[Job] With the images removed, repeat the data below exactly.

[Data provided]
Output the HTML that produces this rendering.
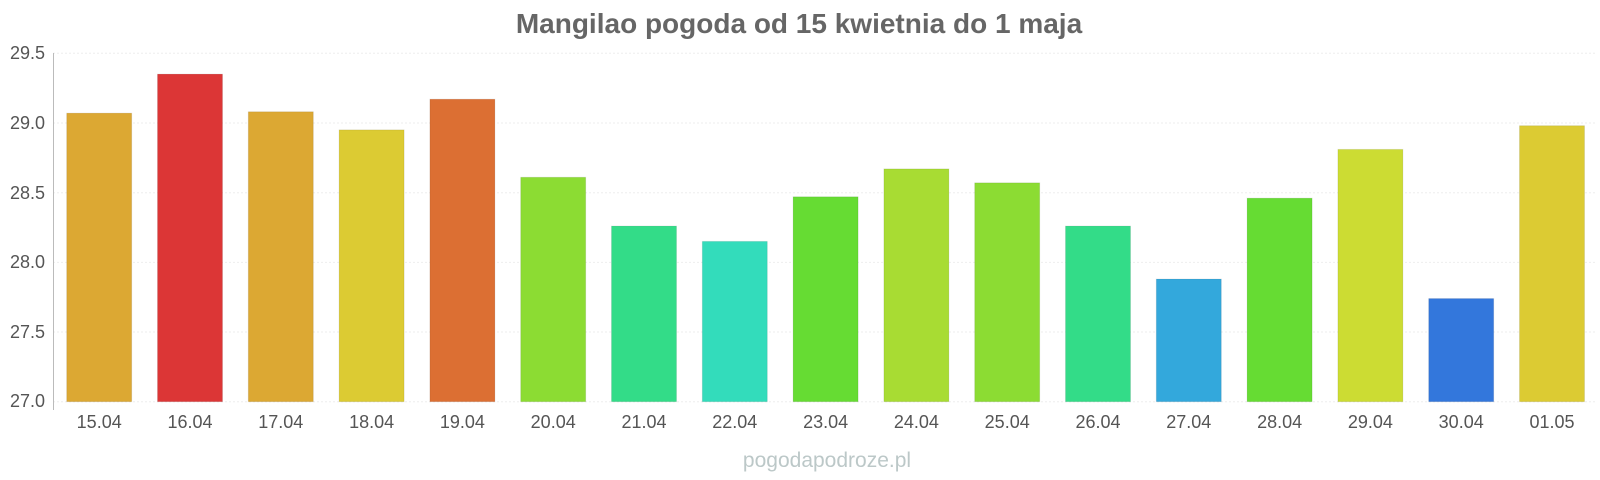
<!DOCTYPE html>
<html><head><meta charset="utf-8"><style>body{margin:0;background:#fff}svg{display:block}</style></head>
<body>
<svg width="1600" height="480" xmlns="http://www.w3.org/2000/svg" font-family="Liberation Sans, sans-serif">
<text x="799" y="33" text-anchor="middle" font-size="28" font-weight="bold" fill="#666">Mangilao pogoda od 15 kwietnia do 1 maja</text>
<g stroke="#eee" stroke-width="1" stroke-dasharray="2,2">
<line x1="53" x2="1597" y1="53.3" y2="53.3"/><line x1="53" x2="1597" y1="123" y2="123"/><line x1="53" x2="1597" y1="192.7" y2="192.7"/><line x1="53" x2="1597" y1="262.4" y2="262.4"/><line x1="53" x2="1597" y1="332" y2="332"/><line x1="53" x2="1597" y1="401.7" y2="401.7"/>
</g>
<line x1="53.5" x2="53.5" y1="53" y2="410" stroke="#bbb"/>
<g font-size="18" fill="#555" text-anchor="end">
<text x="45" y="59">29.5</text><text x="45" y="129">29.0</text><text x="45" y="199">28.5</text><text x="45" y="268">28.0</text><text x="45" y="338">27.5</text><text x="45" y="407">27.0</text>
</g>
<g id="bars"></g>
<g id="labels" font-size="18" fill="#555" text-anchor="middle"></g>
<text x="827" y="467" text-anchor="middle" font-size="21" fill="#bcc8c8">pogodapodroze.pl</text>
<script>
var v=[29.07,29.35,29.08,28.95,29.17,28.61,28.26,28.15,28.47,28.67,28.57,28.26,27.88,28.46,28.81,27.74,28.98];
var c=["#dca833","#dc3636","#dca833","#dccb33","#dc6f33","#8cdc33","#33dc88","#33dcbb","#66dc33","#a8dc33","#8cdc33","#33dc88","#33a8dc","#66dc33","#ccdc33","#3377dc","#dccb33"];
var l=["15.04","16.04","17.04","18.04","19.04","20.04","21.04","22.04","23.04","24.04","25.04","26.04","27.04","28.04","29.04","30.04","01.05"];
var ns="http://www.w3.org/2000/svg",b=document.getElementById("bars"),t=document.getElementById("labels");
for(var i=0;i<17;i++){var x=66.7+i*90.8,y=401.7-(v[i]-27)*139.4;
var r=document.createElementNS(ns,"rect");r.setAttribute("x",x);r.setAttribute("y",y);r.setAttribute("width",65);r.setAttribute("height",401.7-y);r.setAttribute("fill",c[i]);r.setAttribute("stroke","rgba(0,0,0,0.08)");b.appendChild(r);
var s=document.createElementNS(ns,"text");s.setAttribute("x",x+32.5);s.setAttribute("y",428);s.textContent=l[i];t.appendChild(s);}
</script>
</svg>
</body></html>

[Output for this task]
Output the HTML that produces this rendering.
<!DOCTYPE html>
<html><head><meta charset="utf-8"><style>body{margin:0;background:#fff}svg{display:block}</style></head>
<body>
<svg width="1600" height="480" xmlns="http://www.w3.org/2000/svg" font-family="Liberation Sans, sans-serif">
<text x="799" y="33" text-anchor="middle" font-size="28" font-weight="bold" fill="#666">Mangilao pogoda od 15 kwietnia do 1 maja</text>
<g stroke="#eee" stroke-width="1" stroke-dasharray="2,2">
<line x1="53" x2="1597" y1="53.3" y2="53.3"/><line x1="53" x2="1597" y1="123" y2="123"/><line x1="53" x2="1597" y1="192.7" y2="192.7"/><line x1="53" x2="1597" y1="262.4" y2="262.4"/><line x1="53" x2="1597" y1="332" y2="332"/><line x1="53" x2="1597" y1="401.7" y2="401.7"/>
</g>
<line x1="53.5" x2="53.5" y1="53" y2="410" stroke="#bbb"/>
<g font-size="18" fill="#555" text-anchor="end">
<text x="45" y="59">29.5</text><text x="45" y="129">29.0</text><text x="45" y="199">28.5</text><text x="45" y="268">28.0</text><text x="45" y="338">27.5</text><text x="45" y="407">27.0</text>
</g>
<g id="bars"></g>
<g id="labels" font-size="18" fill="#555" text-anchor="middle"></g>
<text x="827" y="467" text-anchor="middle" font-size="21" fill="#bcc8c8">pogodapodroze.pl</text>
<script>
var v=[29.07,29.35,29.08,28.95,29.17,28.61,28.26,28.15,28.47,28.67,28.57,28.26,27.88,28.46,28.81,27.74,28.98];
var c=["#dca833","#dc3636","#dca833","#dccb33","#dc6f33","#8cdc33","#33dc88","#33dcbb","#66dc33","#a8dc33","#8cdc33","#33dc88","#33a8dc","#66dc33","#ccdc33","#3377dc","#dccb33"];
var l=["15.04","16.04","17.04","18.04","19.04","20.04","21.04","22.04","23.04","24.04","25.04","26.04","27.04","28.04","29.04","30.04","01.05"];
var ns="http://www.w3.org/2000/svg",b=document.getElementById("bars"),t=document.getElementById("labels");
for(var i=0;i<17;i++){var x=66.7+i*90.8,y=401.7-(v[i]-27)*139.4;
var r=document.createElementNS(ns,"rect");r.setAttribute("x",x);r.setAttribute("y",y);r.setAttribute("width",65);r.setAttribute("height",401.7-y);r.setAttribute("fill",c[i]);r.setAttribute("stroke","rgba(0,0,0,0.08)");b.appendChild(r);
var s=document.createElementNS(ns,"text");s.setAttribute("x",x+32.5);s.setAttribute("y",428);s.textContent=l[i];t.appendChild(s);}
</script>
</svg>
</body></html>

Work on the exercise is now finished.